What is expected: From the listing that follows, output everything exactly except the pictures.
--- BEGIN Data block ---
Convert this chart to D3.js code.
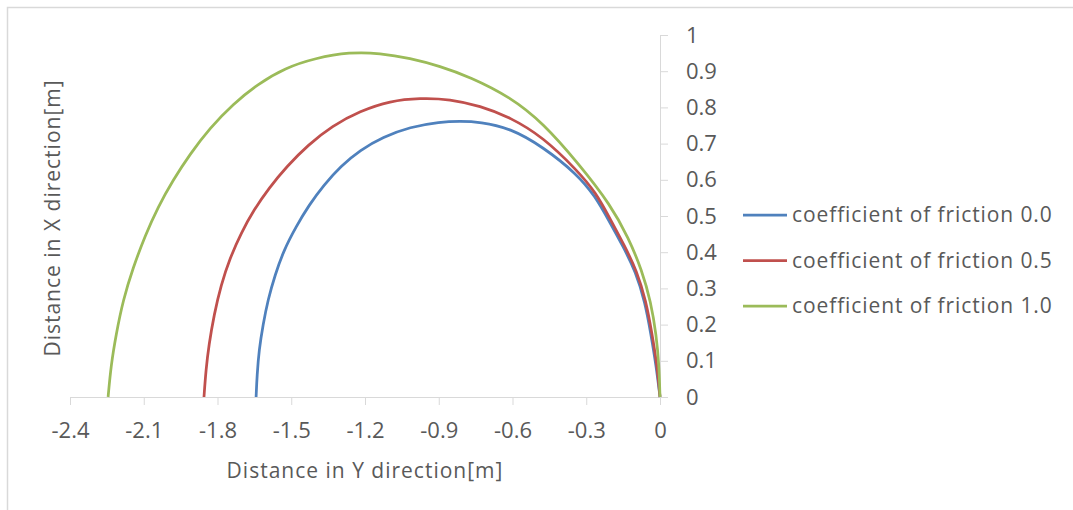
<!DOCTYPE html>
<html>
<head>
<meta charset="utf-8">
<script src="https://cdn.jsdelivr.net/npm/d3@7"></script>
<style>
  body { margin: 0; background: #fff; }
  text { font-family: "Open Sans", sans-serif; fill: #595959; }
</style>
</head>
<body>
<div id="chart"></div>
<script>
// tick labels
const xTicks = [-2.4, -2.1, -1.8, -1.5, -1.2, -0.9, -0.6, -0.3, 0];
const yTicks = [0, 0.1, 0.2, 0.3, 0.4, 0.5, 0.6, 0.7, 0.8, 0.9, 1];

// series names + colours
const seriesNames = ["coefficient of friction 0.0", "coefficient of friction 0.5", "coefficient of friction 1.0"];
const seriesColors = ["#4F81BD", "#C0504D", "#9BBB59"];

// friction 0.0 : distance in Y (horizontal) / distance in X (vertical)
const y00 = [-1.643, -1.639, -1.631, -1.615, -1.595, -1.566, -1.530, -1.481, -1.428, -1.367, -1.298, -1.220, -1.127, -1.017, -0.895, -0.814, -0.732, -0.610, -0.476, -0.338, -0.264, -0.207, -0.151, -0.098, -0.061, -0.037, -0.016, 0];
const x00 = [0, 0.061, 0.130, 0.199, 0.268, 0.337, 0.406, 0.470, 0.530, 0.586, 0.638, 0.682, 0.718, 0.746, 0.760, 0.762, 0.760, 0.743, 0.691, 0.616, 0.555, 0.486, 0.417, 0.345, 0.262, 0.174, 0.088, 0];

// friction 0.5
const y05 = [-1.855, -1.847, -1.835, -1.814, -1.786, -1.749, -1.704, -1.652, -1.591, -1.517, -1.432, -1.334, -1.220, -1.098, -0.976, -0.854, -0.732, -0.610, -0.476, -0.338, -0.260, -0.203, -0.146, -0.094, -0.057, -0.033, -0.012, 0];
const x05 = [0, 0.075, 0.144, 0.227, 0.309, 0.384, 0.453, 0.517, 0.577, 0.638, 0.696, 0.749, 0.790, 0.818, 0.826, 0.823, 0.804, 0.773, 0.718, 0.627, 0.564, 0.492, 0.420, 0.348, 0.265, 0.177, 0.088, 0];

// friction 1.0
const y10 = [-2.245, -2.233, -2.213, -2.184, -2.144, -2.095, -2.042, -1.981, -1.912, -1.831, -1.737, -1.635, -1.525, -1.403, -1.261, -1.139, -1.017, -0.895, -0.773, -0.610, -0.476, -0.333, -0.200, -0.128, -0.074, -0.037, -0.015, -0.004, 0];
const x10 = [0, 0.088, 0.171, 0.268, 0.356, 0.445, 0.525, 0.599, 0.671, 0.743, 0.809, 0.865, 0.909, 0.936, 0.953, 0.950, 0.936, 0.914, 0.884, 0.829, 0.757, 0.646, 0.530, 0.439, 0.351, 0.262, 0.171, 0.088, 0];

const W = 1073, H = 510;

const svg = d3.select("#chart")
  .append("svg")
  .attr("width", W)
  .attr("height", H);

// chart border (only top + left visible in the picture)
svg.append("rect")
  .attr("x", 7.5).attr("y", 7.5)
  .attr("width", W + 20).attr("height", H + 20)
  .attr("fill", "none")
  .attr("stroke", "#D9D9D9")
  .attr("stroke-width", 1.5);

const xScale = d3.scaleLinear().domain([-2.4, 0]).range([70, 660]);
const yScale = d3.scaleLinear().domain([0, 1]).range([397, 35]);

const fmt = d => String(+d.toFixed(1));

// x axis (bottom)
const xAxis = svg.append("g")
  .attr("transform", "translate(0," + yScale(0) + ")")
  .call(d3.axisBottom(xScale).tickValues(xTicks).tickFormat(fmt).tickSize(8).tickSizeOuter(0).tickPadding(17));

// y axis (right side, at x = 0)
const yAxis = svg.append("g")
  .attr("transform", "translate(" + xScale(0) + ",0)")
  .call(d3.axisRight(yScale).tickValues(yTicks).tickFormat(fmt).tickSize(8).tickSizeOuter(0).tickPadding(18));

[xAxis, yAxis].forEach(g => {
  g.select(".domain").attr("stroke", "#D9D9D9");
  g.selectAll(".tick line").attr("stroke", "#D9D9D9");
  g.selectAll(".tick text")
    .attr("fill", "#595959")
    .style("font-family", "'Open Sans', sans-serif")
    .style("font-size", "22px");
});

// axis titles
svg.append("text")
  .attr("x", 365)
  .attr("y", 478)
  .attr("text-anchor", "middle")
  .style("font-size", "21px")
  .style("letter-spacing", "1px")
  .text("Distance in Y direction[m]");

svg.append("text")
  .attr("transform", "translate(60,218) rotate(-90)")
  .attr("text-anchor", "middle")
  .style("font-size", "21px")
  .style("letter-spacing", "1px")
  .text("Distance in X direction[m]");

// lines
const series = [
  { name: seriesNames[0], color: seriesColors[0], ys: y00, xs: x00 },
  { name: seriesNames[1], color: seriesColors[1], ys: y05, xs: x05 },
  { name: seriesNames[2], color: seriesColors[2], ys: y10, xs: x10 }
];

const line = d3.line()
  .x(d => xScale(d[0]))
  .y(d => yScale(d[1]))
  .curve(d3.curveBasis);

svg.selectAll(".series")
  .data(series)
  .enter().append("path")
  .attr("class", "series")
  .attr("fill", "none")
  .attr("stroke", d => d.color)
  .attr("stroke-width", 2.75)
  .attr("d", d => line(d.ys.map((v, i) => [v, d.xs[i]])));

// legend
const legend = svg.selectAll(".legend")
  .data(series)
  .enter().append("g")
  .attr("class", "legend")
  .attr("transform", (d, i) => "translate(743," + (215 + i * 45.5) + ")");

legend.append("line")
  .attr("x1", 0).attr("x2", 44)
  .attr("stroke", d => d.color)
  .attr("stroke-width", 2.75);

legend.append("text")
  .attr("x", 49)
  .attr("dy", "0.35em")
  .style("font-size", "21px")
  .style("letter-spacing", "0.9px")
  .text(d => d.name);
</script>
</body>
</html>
--- END Data block ---
Finished answer:
Convert this chart to D3.js code.
<!DOCTYPE html>
<html>
<head>
<meta charset="utf-8">
<script src="https://cdn.jsdelivr.net/npm/d3@7"></script>
<style>
  body { margin: 0; background: #fff; }
  text { font-family: "Open Sans", sans-serif; fill: #595959; }
</style>
</head>
<body>
<div id="chart"></div>
<script>
// tick labels
const xTicks = [-2.4, -2.1, -1.8, -1.5, -1.2, -0.9, -0.6, -0.3, 0];
const yTicks = [0, 0.1, 0.2, 0.3, 0.4, 0.5, 0.6, 0.7, 0.8, 0.9, 1];

// series names + colours
const seriesNames = ["coefficient of friction 0.0", "coefficient of friction 0.5", "coefficient of friction 1.0"];
const seriesColors = ["#4F81BD", "#C0504D", "#9BBB59"];

// friction 0.0 : distance in Y (horizontal) / distance in X (vertical)
const y00 = [-1.643, -1.639, -1.631, -1.615, -1.595, -1.566, -1.530, -1.481, -1.428, -1.367, -1.298, -1.220, -1.127, -1.017, -0.895, -0.814, -0.732, -0.610, -0.476, -0.338, -0.264, -0.207, -0.151, -0.098, -0.061, -0.037, -0.016, 0];
const x00 = [0, 0.061, 0.130, 0.199, 0.268, 0.337, 0.406, 0.470, 0.530, 0.586, 0.638, 0.682, 0.718, 0.746, 0.760, 0.762, 0.760, 0.743, 0.691, 0.616, 0.555, 0.486, 0.417, 0.345, 0.262, 0.174, 0.088, 0];

// friction 0.5
const y05 = [-1.855, -1.847, -1.835, -1.814, -1.786, -1.749, -1.704, -1.652, -1.591, -1.517, -1.432, -1.334, -1.220, -1.098, -0.976, -0.854, -0.732, -0.610, -0.476, -0.338, -0.260, -0.203, -0.146, -0.094, -0.057, -0.033, -0.012, 0];
const x05 = [0, 0.075, 0.144, 0.227, 0.309, 0.384, 0.453, 0.517, 0.577, 0.638, 0.696, 0.749, 0.790, 0.818, 0.826, 0.823, 0.804, 0.773, 0.718, 0.627, 0.564, 0.492, 0.420, 0.348, 0.265, 0.177, 0.088, 0];

// friction 1.0
const y10 = [-2.245, -2.233, -2.213, -2.184, -2.144, -2.095, -2.042, -1.981, -1.912, -1.831, -1.737, -1.635, -1.525, -1.403, -1.261, -1.139, -1.017, -0.895, -0.773, -0.610, -0.476, -0.333, -0.200, -0.128, -0.074, -0.037, -0.015, -0.004, 0];
const x10 = [0, 0.088, 0.171, 0.268, 0.356, 0.445, 0.525, 0.599, 0.671, 0.743, 0.809, 0.865, 0.909, 0.936, 0.953, 0.950, 0.936, 0.914, 0.884, 0.829, 0.757, 0.646, 0.530, 0.439, 0.351, 0.262, 0.171, 0.088, 0];

const W = 1073, H = 510;

const svg = d3.select("#chart")
  .append("svg")
  .attr("width", W)
  .attr("height", H);

// chart border (only top + left visible in the picture)
svg.append("rect")
  .attr("x", 7.5).attr("y", 7.5)
  .attr("width", W + 20).attr("height", H + 20)
  .attr("fill", "none")
  .attr("stroke", "#D9D9D9")
  .attr("stroke-width", 1.5);

const xScale = d3.scaleLinear().domain([-2.4, 0]).range([70, 660]);
const yScale = d3.scaleLinear().domain([0, 1]).range([397, 35]);

const fmt = d => String(+d.toFixed(1));

// x axis (bottom)
const xAxis = svg.append("g")
  .attr("transform", "translate(0," + yScale(0) + ")")
  .call(d3.axisBottom(xScale).tickValues(xTicks).tickFormat(fmt).tickSize(8).tickSizeOuter(0).tickPadding(17));

// y axis (right side, at x = 0)
const yAxis = svg.append("g")
  .attr("transform", "translate(" + xScale(0) + ",0)")
  .call(d3.axisRight(yScale).tickValues(yTicks).tickFormat(fmt).tickSize(8).tickSizeOuter(0).tickPadding(18));

[xAxis, yAxis].forEach(g => {
  g.select(".domain").attr("stroke", "#D9D9D9");
  g.selectAll(".tick line").attr("stroke", "#D9D9D9");
  g.selectAll(".tick text")
    .attr("fill", "#595959")
    .style("font-family", "'Open Sans', sans-serif")
    .style("font-size", "22px");
});

// axis titles
svg.append("text")
  .attr("x", 365)
  .attr("y", 478)
  .attr("text-anchor", "middle")
  .style("font-size", "21px")
  .style("letter-spacing", "1px")
  .text("Distance in Y direction[m]");

svg.append("text")
  .attr("transform", "translate(60,218) rotate(-90)")
  .attr("text-anchor", "middle")
  .style("font-size", "21px")
  .style("letter-spacing", "1px")
  .text("Distance in X direction[m]");

// lines
const series = [
  { name: seriesNames[0], color: seriesColors[0], ys: y00, xs: x00 },
  { name: seriesNames[1], color: seriesColors[1], ys: y05, xs: x05 },
  { name: seriesNames[2], color: seriesColors[2], ys: y10, xs: x10 }
];

const line = d3.line()
  .x(d => xScale(d[0]))
  .y(d => yScale(d[1]))
  .curve(d3.curveBasis);

svg.selectAll(".series")
  .data(series)
  .enter().append("path")
  .attr("class", "series")
  .attr("fill", "none")
  .attr("stroke", d => d.color)
  .attr("stroke-width", 2.75)
  .attr("d", d => line(d.ys.map((v, i) => [v, d.xs[i]])));

// legend
const legend = svg.selectAll(".legend")
  .data(series)
  .enter().append("g")
  .attr("class", "legend")
  .attr("transform", (d, i) => "translate(743," + (215 + i * 45.5) + ")");

legend.append("line")
  .attr("x1", 0).attr("x2", 44)
  .attr("stroke", d => d.color)
  .attr("stroke-width", 2.75);

legend.append("text")
  .attr("x", 49)
  .attr("dy", "0.35em")
  .style("font-size", "21px")
  .style("letter-spacing", "0.9px")
  .text(d => d.name);
</script>
</body>
</html>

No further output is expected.